• _Data shown_:

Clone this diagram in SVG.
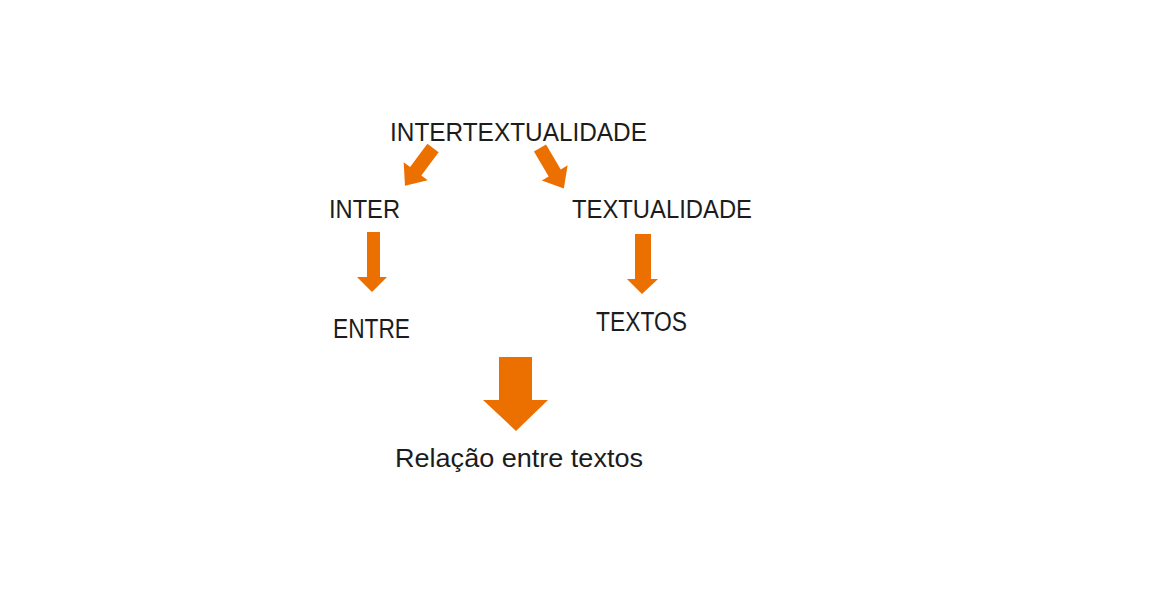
<svg xmlns="http://www.w3.org/2000/svg" width="1173" height="611" viewBox="0 0 1173 611">
<defs>
<style>
.t{font-family:"Liberation Sans",Arial,sans-serif;fill:#1c1c1c;font-size:26px}
.a{fill:#EC7000}
</style>
<path id="diag" d="M-7,0 H7 V29 H15 L0,47 L-15,29 H-7 Z"/>
</defs>
<rect width="1173" height="611" fill="#ffffff"/>
<g id="connectors">
<use href="#diag" class="a" transform="translate(433,148) rotate(36.6)"/>
<use href="#diag" class="a" transform="translate(540,148) rotate(-30.5)"/>
<path class="a" d="M367,232 H380 V277 H387 L372,292 L357,277 H367 Z"/>
<path class="a" d="M635,234 H651 V279 H658 L642,294 L627,279 H635 Z"/>
<path class="a" d="M499,357 H532 V400 H548 L516,431 L483,400 H499 Z"/>
</g>
<g id="n-intertextualidade"><text class="t" x="390" y="141" textLength="257" lengthAdjust="spacingAndGlyphs">INTERTEXTUALIDADE</text></g>
<g id="n-inter"><text class="t" x="329" y="218" textLength="71" lengthAdjust="spacingAndGlyphs">INTER</text></g>
<g id="n-textualidade"><text class="t" x="572" y="218" textLength="180" lengthAdjust="spacingAndGlyphs">TEXTUALIDADE</text></g>
<g id="n-entre"><text class="t" x="333" y="338" style="font-size:28px" textLength="77" lengthAdjust="spacingAndGlyphs">ENTRE</text></g>
<g id="n-textos"><text class="t" x="596" y="331" style="font-size:27px" textLength="91" lengthAdjust="spacingAndGlyphs">TEXTOS</text></g>
<g id="n-relacao"><text class="t" x="395" y="467" textLength="248" lengthAdjust="spacingAndGlyphs">Relação entre textos</text></g>
</svg>
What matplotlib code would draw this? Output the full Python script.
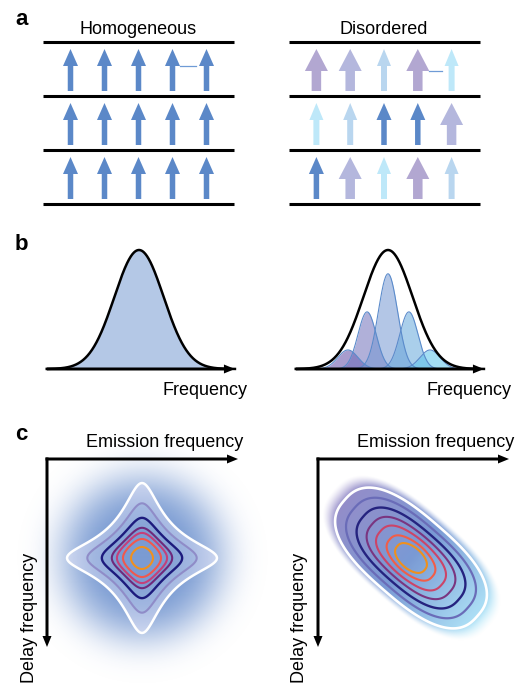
import numpy as np
import matplotlib.pyplot as plt
from matplotlib.colors import LinearSegmentedColormap, to_rgb

plt.rcParams['font.family'] = ['Liberation Sans', 'DejaVu Sans']

# ---- a: dipoles in the lattice ----
titles_a = ['Homogeneous', 'Disordered']
dipoles_homog = [['blue'] * 5 for _ in range(3)]
dipoles_disord = [['purple', 'lavender', 'sky', 'purple', 'cyan'],
                  ['cyan', 'sky', 'blue', 'blue', 'lavender'],
                  ['blue', 'lavender', 'cyan', 'purple', 'sky']]
dipole_colors = {'blue': '#5b88c8', 'purple': '#b2a7d1', 'lavender': '#b4b7dd',
                 'sky': '#b9d6ef', 'cyan': '#bee8f9'}
coupled_pair = (0, 3)  # row 0, dipole 3 coupled to dipole 4

# ---- b: linear spectra (frequency in units of the envelope width) ----
freq = np.linspace(-3.75, 3.9, 500)
site_centers = [-1.63, -0.85, 0.0, 0.85, 1.71]
site_heights = [0.16, 0.48, 0.80, 0.48, 0.16]
site_widths = [0.41, 0.37, 0.39, 0.37, 0.41]
site_colors = ['#a89cce', '#b0b0d9', '#b3c6e6', '#aacfec', '#a4def4']
homog_color = '#b4c8e6'

# ---- c: 2D spectra ----
homog_levels = [0.05, 0.09, 0.155, 0.245, 0.32, 0.45, 0.71]
disord_halfwidths = [3.0, 2.57, 2.16, 1.78, 1.44, 1.08, 0.78]
colors_homog = ['white', '#8f8cc8', '#1d1b7d', '#6e2a7c', '#c4407a', '#f0584e', '#f0901e']
colors_disord = ['white', '#6a6cb8', '#25237f', '#7a3580', '#cc4468', '#f25d48', '#f0901c']


def gauss(f, c, h, w):
    return h * np.exp(-0.5 * ((f - c) / w) ** 2)


def lorentz2d(x, y):
    return 1.0 / ((1 + x ** 2) * (1 + y ** 2))


def disorder2d(u, v, aspect=2.1, p=2.6, frac=0.2, rw=0.7):
    R = ((np.abs(u) / aspect) ** p + np.abs(v) ** p) ** (1 / p)
    return (1 - frac) * np.exp(-R ** 2 / 2) + frac * np.exp(-(u ** 2 + v ** 2) / (2 * rw ** 2))


def layer_color(target, a):
    c = (np.array(to_rgb(target)) - (1 - a)) / a
    return tuple(np.clip(c, 0, 1))


W, H = 521, 685
fig = plt.figure(figsize=(W / 100, H / 100), dpi=100)
ax = fig.add_axes([0, 0, 1, 1])

lbl = dict(fontsize=16, fontweight='bold', ha='left', va='baseline')
ax.text(15, 25, 'a', **lbl)
ax.text(15, 250, 'b', **lbl)
ax.text(15, 440, 'c', **lbl)

# panel a
line_y = [42, 96, 150, 204]
sizes = {'blue': (5.5, 15, 17), 'purple': (9.5, 23, 22), 'lavender': (9.5, 23, 22),
         'sky': (6, 14, 17), 'cyan': (6, 14, 17)}
for (cx, x0, x1, sp), title, rows in zip([(138.5, 43, 234, 34.0), (384, 289, 480, 33.8)],
                                         titles_a, [dipoles_homog, dipoles_disord]):
    ax.text(cx, 34, title, ha='center', va='baseline', fontsize=13)
    for y in line_y:
        ax.plot([x0, x1], [y, y], color='k', lw=2.2, solid_capstyle='butt')
    for r, row in enumerate(rows):
        tail = line_y[r + 1] - 5
        tip = line_y[r] + 7
        xs = cx + sp * (np.arange(len(row)) - (len(row) - 1) / 2)
        for x, key in zip(xs, row):
            w, hw, hl = sizes[key]
            ax.arrow(x, tail, 0, tip - tail, width=w, head_width=hw, head_length=hl,
                     length_includes_head=True, fc=dipole_colors[key], ec='none', zorder=3)
        if r == coupled_pair[0]:
            i = coupled_pair[1]
            k1, k2 = row[i], row[i + 1]
            yc = tip + sizes[k1][2]
            ax.plot([xs[i] + sizes[k1][1] / 2, xs[i + 1] - sizes[k2][1] / 2 - 3], [yc, yc],
                    color='#6f9bd6', lw=0.9, zorder=2)

# panel b
base_y, peak_px, sig_px = 369, 119, 24.6
env = gauss(freq, 0, 1, 1)
for k, cx in enumerate([139, 388]):
    xpx = cx + sig_px * freq
    ax.arrow(xpx[0], base_y, xpx[-1] - xpx[0], 0, width=3, head_width=9, head_length=11,
             length_includes_head=True, fc='k', ec='none', zorder=5)
    if k == 0:
        ax.fill_between(xpx, base_y, base_y - peak_px * env, color=homog_color, lw=0, zorder=2)
    else:
        for c, h, w, col in zip(site_centers, site_heights, site_widths, site_colors):
            prof = gauss(freq, c, h, w)
            ax.fill_between(xpx, base_y, base_y - peak_px * prof, color=layer_color(col, 0.55),
                            alpha=0.55, lw=0, zorder=2)
            ax.plot(xpx, base_y - peak_px * prof, color='#5b8bcb', lw=0.8, zorder=3)
    ax.plot(xpx, base_y - peak_px * env, color='k', lw=1.8, zorder=4)
ax.text(247, 395, 'Frequency', ha='right', va='baseline', fontsize=13)
ax.text(512, 395, 'Frequency', ha='right', va='baseline', fontsize=13)

# panel c axes
for ox in [47, 318]:
    ax.arrow(ox - 1.5, 459, 192.5, 0, width=3, head_width=9, head_length=11,
             length_includes_head=True, fc='k', ec='none', zorder=6)
    ax.arrow(ox, 457.5, 0, 189.5, width=3, head_width=9, head_length=11,
             length_includes_head=True, fc='k', ec='none', zorder=6)
    ax.text(ox + 196, 447, 'Emission frequency', ha='right', va='baseline', fontsize=13)
    ax.text(ox - 13.5, 618, 'Delay frequency', ha='center', va='baseline', fontsize=13,
            rotation=90, rotation_mode='anchor')

g = np.arange(-140, 141)
X, Y = np.meshgrid(g, g)

# homogeneous 2D spectrum
cx, cy, gl = 142, 558, 17.2
F = lorentz2d(X / gl, Y / gl)
img = np.zeros(X.shape + (4,))
img[..., :3] = to_rgb('#668ccc')
img[..., 3] = 0.9 * np.exp(-(np.hypot(X, Y) / 82) ** 4)
ax.imshow(img, extent=(cx - 140.5, cx + 140.5, cy + 140.5, cy - 140.5), origin='upper',
          interpolation='bilinear', aspect='auto', zorder=1)
ax.contourf(X + cx, Y + cy, F, levels=homog_levels[:4] + [1.01],
            colors=[(0.9, 0.9, 0.98, a) for a in (0.42, 0.3, 0.15, 0.05)], zorder=2)
ax.contour(X + cx, Y + cy, F, levels=homog_levels, colors=colors_homog,
           linewidths=[1.8, 1.5, 1.7, 1.5, 1.5, 1.5, 1.5], zorder=3)

# disordered 2D spectrum
cx, cy, s, th = 411, 558, 14, np.deg2rad(41)
U = (X * np.cos(th) + Y * np.sin(th)) / s
V = (-X * np.sin(th) + Y * np.cos(th)) / s
F2 = disorder2d(U, V)
levels2 = [disorder2d(0.0, w) for w in disord_halfwidths]
cmap = LinearSegmentedColormap.from_list('dis', ['#8a7fc2', '#6b8fd0', '#a8e3f8'])
img2 = cmap(np.clip((U * s / 95 + 1) / 2, 0, 1))
t = np.log(F2 / levels2[0])
img2[..., 3] = 0.9 * np.clip(1 + t / 1.7, 0, 1) ** 1.5
ax.imshow(img2, extent=(cx - 140.5, cx + 140.5, cy + 140.5, cy - 140.5), origin='upper',
          interpolation='bilinear', aspect='auto', zorder=1)
ax.contour(X + cx, Y + cy, F2, levels=levels2, colors=colors_disord,
           linewidths=[1.9, 1.6, 1.7, 1.5, 1.5, 1.5, 1.5], zorder=3)

ax.set_xlim(0, W)
ax.set_ylim(H, 0)
ax.axis('off')
fig.savefig('out.png', dpi=100)
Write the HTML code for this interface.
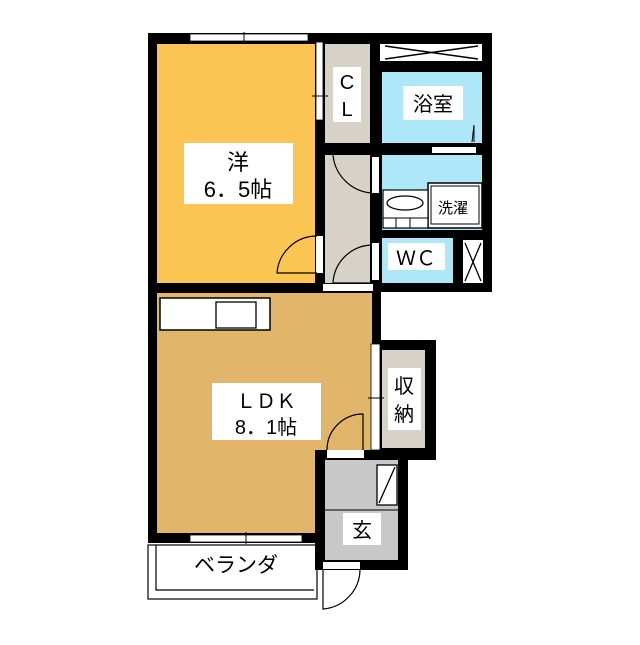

• _Stated exercise_:
Gather up the lines that contain the word "matplotlib".

• _Answer in full_:
What matplotlib code would draw this? Output the full Python script.
import matplotlib.pyplot as plt
from matplotlib.colors import LinearSegmentedColormap, to_rgb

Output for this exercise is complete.